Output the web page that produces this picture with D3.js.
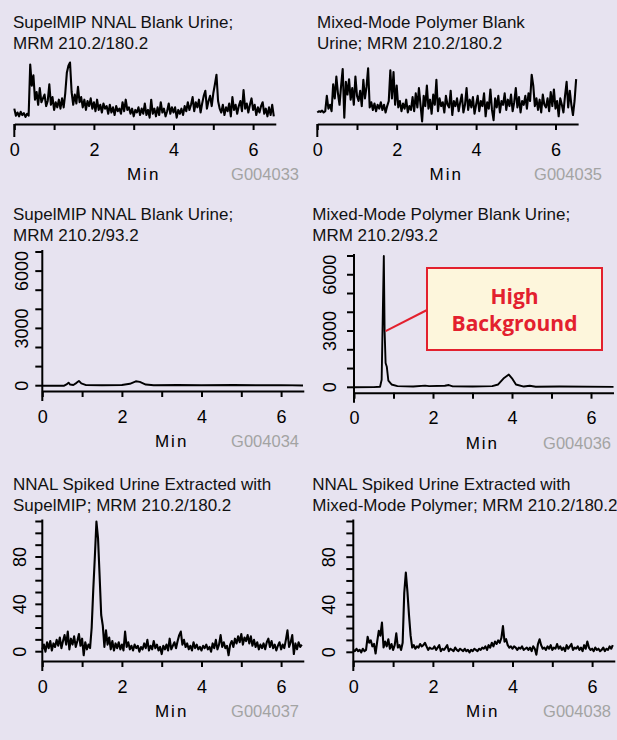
<!DOCTYPE html>
<html>
<head>
<meta charset="utf-8">
<script src="https://cdn.jsdelivr.net/npm/d3@7"></script>
<style>
  body { margin: 0; background: #e7e3f0; }
  svg { display: block; font-family: "Liberation Sans", Arial, Helvetica, sans-serif; }
</style>
</head>
<body>
<div id="chart"></div>
<script>
// sampling interval (min) of the noisy traces
const step = 0.04;

// MRM 210.2/180.2, blank urine, SupelMIP (relative response, no y axis)
const supelBlank180 = [
  24, 13, 18, 12, 19, 14, 17, 11, 16, 13,
  93, 60, 76, 38, 50, 30, 56, 34, 40, 46,
  28, 36, 62, 30, 42, 22, 34, 26, 38, 24,
  40, 26, 48, 80, 91, 96, 50, 30, 46, 32,
  58, 34, 42, 26, 38, 22, 36, 28, 40, 24,
  34, 20, 38, 22, 30, 18, 32, 24, 28, 16,
  30, 18, 26, 14, 28, 20, 24, 16, 34, 20,
  38, 22, 26, 16, 24, 12, 22, 18, 26, 14,
  24, 16, 32, 14, 22, 10, 38, 16, 24, 12,
  26, 14, 34, 18, 24, 12, 20, 32, 16, 26,
  18, 26, 10, 22, 16, 24, 14, 28, 20, 34,
  22, 30, 42, 20, 34, 26, 38, 18, 32, 44,
  52, 24, 36, 44, 28, 48, 62, 77, 36, 24,
  18, 30, 14, 26, 20, 32, 12, 42, 22, 30,
  16, 28, 36, 20, 53, 24, 32, 18, 30, 40,
  22, 30, 14, 26, 18, 28, 34, 16, 24, 12,
  26, 14, 30, 12
];

// MRM 210.2/180.2, blank urine, mixed-mode polymer
const mixedBlank180 = [
  18, 20, 19, 21, 18, 20, 44, 24, 30, 20,
  62, 40, 74, 48, 30, 60, 86, 10, 66, 46,
  70, 38, 56, 30, 74, 44, 36, 52, 28, 69,
  40, 58, 87, 26, 34, 22, 32, 20, 30, 24,
  34, 22, 30, 18, 28, 36, 84, 40, 81, 30,
  60, 26, 36, 20, 32, 24, 38, 18, 28, 22,
  42, 20, 48, 26, 56, 30, 4, 44, 28, 60,
  24, 38, 16, 46, 30, 69, 20, 40, 28, 34,
  18, 44, 30, 26, 52, 14, 36, 28, 40, 20,
  34, 46, 18, 30, 56, 22, 38, 26, 42, 16,
  30, 44, 20, 36, 28, 48, 12, 34, 24, 54,
  22, 6, 40, 26, 44, 18, 36, 30, 48, 22,
  38, 28, 46, 20, 34, 56, 26, 42, 18, 36,
  30, 44, 24, 48, 36, 77, 60, 28, 40, 22,
  38, 18, 46, 30, 26, 40, 20, 50, 28, 54,
  24, 36, 12, 40, 30, 18, 44, 66, 26, 52,
  30, 14, 36, 70
];

// MRM 210.2/93.2, blank urine: [min, counts]
const supelBlank93 = [
  [0, 0], [0.55, 0], [0.62, 80], [0.66, 160], [0.7, 60], [0.78, 40], [0.86, 150],
  [0.92, 250], [0.98, 120], [1.1, 30], [1.5, 20], [2.0, 40], [2.2, 100], [2.35, 230],
  [2.45, 200], [2.6, 60], [2.8, 20], [3.4, 40], [4.0, 20], [4.8, 40], [5.5, 20],
  [6.0, 30], [6.55, 10]
];

const mixedBlank93 = [
  [0, 0], [0.5, 10], [0.66, 30], [0.7, 400], [0.73, 4000], [0.755, 7000], [0.775, 3000],
  [0.8, 1300], [0.83, 1100], [0.87, 350], [0.95, 150], [1.1, 60], [1.5, 40], [1.8, 90],
  [1.9, 60], [2.3, 80], [2.4, 120], [2.5, 50], [3.0, 40], [3.5, 60], [3.65, 150],
  [3.8, 500], [3.92, 680], [4.0, 480], [4.1, 150], [4.3, 40], [4.45, 80], [4.6, 30],
  [5.2, 40], [6.57, 20]
];

// MRM 210.2/180.2, NNAL spiked urine (counts)
const supelSpiked180 = [
  2, 6, 0, 8, 3, 9, 1, 7, 4, 10,
  5, 12, 3, 9, 14, 6, 17, 2, 11, 6,
  13, 4, 9, 15, 5, 11, -3, 8, 2, 6,
  3, 20, 52, 80, 110, 96, 64, 31, 22, 4,
  18, 6, 12, 2, 9, 1, 7, 3, 8, 2,
  6, 1, 17, 4, 8, 2, 5, 1, 6, 3,
  5, 0, 4, 2, 7, 3, 10, 1, 5, 2,
  9, 3, 6, 1, 4, -2, 5, 2, 6, 1,
  11, 2, 5, 8, 3, 9, 14, 17, 6, 10,
  4, 7, 2, 5, 1, 8, 3, 6, 2, 4,
  1, 5, 3, 6, 2, 4, 0, 7, 3, 10,
  2, 6, 14, 4, 8, 3, 5, -3, 6, 9,
  4, 11, 7, 13, 8, 15, 6, 12, 9, 14,
  7, 13, 5, 10, 4, 8, 2, 6, 3, 7,
  2, 8, 11, 4, 9, 3, 6, 1, 5, 8,
  2, 6, 3, 10, 18, 4, 8, 14, -2, 7,
  2, 8, 4, 6
];

const mixedSpiked180 = [
  2, 1, 3, 1, 2, 0, 3, 1, 2, 13,
  8, 10, 5, 7, -1, 9, 18, 14, 25, 4,
  9, 5, 11, 3, 7, 2, 6, 16, 4, 6,
  2, 8, 50, 67, 51, 31, 14, 4, 6, 3,
  5, 4, 7, 5, 6, 8, 5, 2, 4, 3,
  3, 5, 2, 4, 6, 1, 3, 2, 4, 6,
  1, 3, 2, 1, 4, 2, 1, 3, 2, 1,
  3, 1, 2, 0, 2, 1, 3, 2, 1, 3,
  2, 4, 3, 5, 2, 6, 4, 8, 5, 9,
  7, 10, 8, 12, 22, 9, 11, 6, 4, 5,
  3, 5, 4, 2, 4, 3, 5, 2, 3, 4,
  2, 4, 1, 5, 3, -2, 7, 11, 6, 3,
  4, 2, 5, 3, 6, 2, 4, 3, 7, 3,
  5, 2, 4, 1, 6, 3, 5, 7, 2, 4,
  3, 5, 2, 4, 1, 6, 3, 9, 4, 2,
  3, 1, 4, 2, 3, 1, 2, 4, 1, 3,
  2, 5, 3, 6
];

const xTicks = [0, 1, 2, 3, 4, 5, 6];
const xLabels = [0, 2, 4, 6];
const countTicks = [0, 1000, 2000, 3000, 4000, 5000, 6000, 7000];
const countLabels = [0, 3000, 6000];
const spikeTicks = [0, 10, 20, 30, 40, 50, 60, 70, 80, 90, 100, 110];
const spikeLabels = [0, 40, 80];

const toPairs = arr => arr.map((v, i) => [i * step, v]);

const panels = [
  { title: ["SupelMIP NNAL Blank Urine;", "MRM 210.2/180.2"], code: "G004033",
    data: toPairs(supelBlank180), noisy: true, titleX: 13, titleY: 28,
    left: 14.3, ppm: 39.8, axisY: 124, yDomain: [0, 100], yRange: [124, 60], codeRight: 299 },
  { title: ["Mixed-Mode Polymer Blank", "Urine; MRM 210.2/180.2"], code: "G004035",
    data: toPairs(mixedBlank180), noisy: true, titleX: 317, titleY: 28,
    left: 317.3, ppm: 39.7, axisY: 124, yDomain: [0, 100], yRange: [124, 60], codeRight: 602 },
  { title: ["SupelMIP NNAL Blank Urine;", "MRM 210.2/93.2"], code: "G004034",
    data: supelBlank93, titleX: 13, titleY: 220,
    left: 42.3, ppm: 39.8, axisY: 391, yDomain: [0, 7000], yRange: [385.7, 252],
    yTicks: countTicks, yLabels: countLabels, labelOff: 14, codeRight: 299 },
  { title: ["Mixed-Mode Polymer Blank Urine;", "MRM 210.2/93.2"], code: "G004036",
    data: mixedBlank93, titleX: 312.3, titleY: 220,
    left: 354, ppm: 39.5, axisY: 392.7, yDomain: [0, 7000], yRange: [387.3, 256],
    yTicks: countTicks, yLabels: countLabels, labelOff: 18, codeRight: 611 },
  { title: ["NNAL Spiked Urine Extracted with", "SupelMIP; MRM 210.2/180.2"], code: "G004037",
    data: toPairs(supelSpiked180), noisy: true, titleX: 13, titleY: 490,
    left: 42.3, ppm: 39.8, axisY: 661, yDomain: [0, 110], yRange: [651.7, 521.5],
    yTicks: spikeTicks, yLabels: spikeLabels, labelOff: 16, codeRight: 299 },
  { title: ["NNAL Spiked Urine Extracted with", "Mixed-Mode Polymer; MRM 210.2/180.2"], code: "G004038",
    data: toPairs(mixedSpiked180), noisy: true, titleX: 312.3, titleY: 490,
    left: 353.3, ppm: 39.8, axisY: 661, yDomain: [0, 110], yRange: [652.3, 521.5],
    yTicks: spikeTicks, yLabels: spikeLabels, labelOff: 18, codeRight: 611 }
];

const svg = d3.select("#chart").append("svg")
  .attr("width", 617)
  .attr("height", 740);

svg.append("rect")
  .attr("width", 617)
  .attr("height", 740)
  .attr("fill", "#e7e3f0");

function drawPanel(p) {
  const g = svg.append("g");
  const x = d3.scaleLinear().domain([0, 6.57]).range([p.left, p.left + 6.57 * p.ppm]);
  const y = d3.scaleLinear().domain(p.yDomain).range(p.yRange);

  // title, two lines
  const title = g.append("text")
    .attr("font-size", 17)
    .attr("fill", "#111");
  p.title.forEach((line, i) => {
    title.append("tspan")
      .attr("x", p.titleX)
      .attr("y", p.titleY + i * 20.5)
      .text(line);
  });

  // x axis
  const xa = g.append("g")
    .attr("transform", "translate(0," + p.axisY + ")")
    .call(d3.axisBottom(x)
      .tickValues(xTicks)
      .tickSize(6)
      .tickSizeOuter(0)
      .tickPadding(13)
      .tickFormat(d => xLabels.includes(d) ? d : ""));
  xa.select(".domain").attr("stroke", "#000").attr("stroke-width", 2);
  xa.selectAll(".tick line").attr("stroke", "#000").attr("stroke-width", 2);
  xa.selectAll(".tick text")
    .attr("font-size", 18)
    .attr("font-family", "Liberation Sans, Arial, sans-serif")
    .attr("fill", "#000");

  if (p.yTicks) {
    // y axis line runs a bit below the x axis
    g.append("line")
      .attr("x1", x(0)).attr("x2", x(0))
      .attr("y1", y(p.yDomain[1]) - 2)
      .attr("y2", p.axisY + 10)
      .attr("stroke", "#000")
      .attr("stroke-width", 2);

    g.selectAll(".ytick")
      .data(p.yTicks)
      .join("line")
      .attr("x1", x(0) - 7).attr("x2", x(0))
      .attr("y1", d => y(d)).attr("y2", d => y(d))
      .attr("stroke", "#000")
      .attr("stroke-width", 2);

    g.selectAll(".ylabel")
      .data(p.yLabels)
      .join("text")
      .attr("transform", d => "translate(" + (x(0) - p.labelOff) + "," + y(d) + ") rotate(-90)")
      .attr("text-anchor", "middle")
      .attr("font-size", 18)
      .attr("fill", "#000")
      .text(d => d);
  } else {
    // stub under the zero tick
    g.append("line")
      .attr("x1", x(0)).attr("x2", x(0))
      .attr("y1", p.axisY).attr("y2", p.axisY + 13)
      .attr("stroke", "#000")
      .attr("stroke-width", 2);
  }

  // trace
  const line = d3.line()
    .x(d => x(d[0]))
    .y(d => y(d[1]));

  g.append("path")
    .datum(p.data)
    .attr("d", line)
    .attr("fill", "none")
    .attr("stroke", "#000")
    .attr("stroke-width", p.noisy ? 2.1 : 1.9)
    .attr("stroke-linejoin", "round");

  // axis title and figure code
  const labY = p.axisY + 56;
  g.append("text")
    .attr("x", x(3.25))
    .attr("y", labY)
    .attr("text-anchor", "middle")
    .attr("font-size", 17)
    .attr("letter-spacing", 2)
    .attr("fill", "#000")
    .text("Min");

  g.append("text")
    .attr("x", p.codeRight)
    .attr("y", labY)
    .attr("text-anchor", "end")
    .attr("font-size", 16.5)
    .attr("fill", "#a3a3a3")
    .text(p.code);

  return { x, y };
}

const scales = panels.map(drawPanel);

// callout on the mixed-mode 93.2 panel
const s4 = scales[3];
const callout = svg.append("g");
callout.append("line")
  .attr("x1", s4.x(0.8)).attr("y1", s4.y(3000))
  .attr("x2", 427).attr("y2", 310)
  .attr("stroke", "#e3202e")
  .attr("stroke-width", 2);
callout.append("rect")
  .attr("x", 427).attr("y", 268)
  .attr("width", 175).attr("height", 82)
  .attr("fill", "#fdf6dc")
  .attr("stroke", "#e3202e")
  .attr("stroke-width", 2);
callout.append("text")
  .attr("x", 514.5).attr("y", 303.5)
  .attr("text-anchor", "middle")
  .attr("font-family", "'Open Sans', sans-serif")
  .attr("font-weight", 700)
  .attr("font-size", 21)
  .attr("fill", "#e3202e")
  .text("High");
callout.append("text")
  .attr("x", 514.5).attr("y", 330.5)
  .attr("text-anchor", "middle")
  .attr("font-family", "'Open Sans', sans-serif")
  .attr("font-weight", 700)
  .attr("font-size", 21)
  .attr("fill", "#e3202e")
  .text("Background");
</script>
</body>
</html>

========

*Task brief*. Copy nothing but the lines from the top of the material through the line holding "const step = 0.04;", exactly as written; omit pictures.

*Exercise solution*.
Output the web page that produces this picture with D3.js.
<!DOCTYPE html>
<html>
<head>
<meta charset="utf-8">
<script src="https://cdn.jsdelivr.net/npm/d3@7"></script>
<style>
  body { margin: 0; background: #e7e3f0; }
  svg { display: block; font-family: "Liberation Sans", Arial, Helvetica, sans-serif; }
</style>
</head>
<body>
<div id="chart"></div>
<script>
// sampling interval (min) of the noisy traces
const step = 0.04;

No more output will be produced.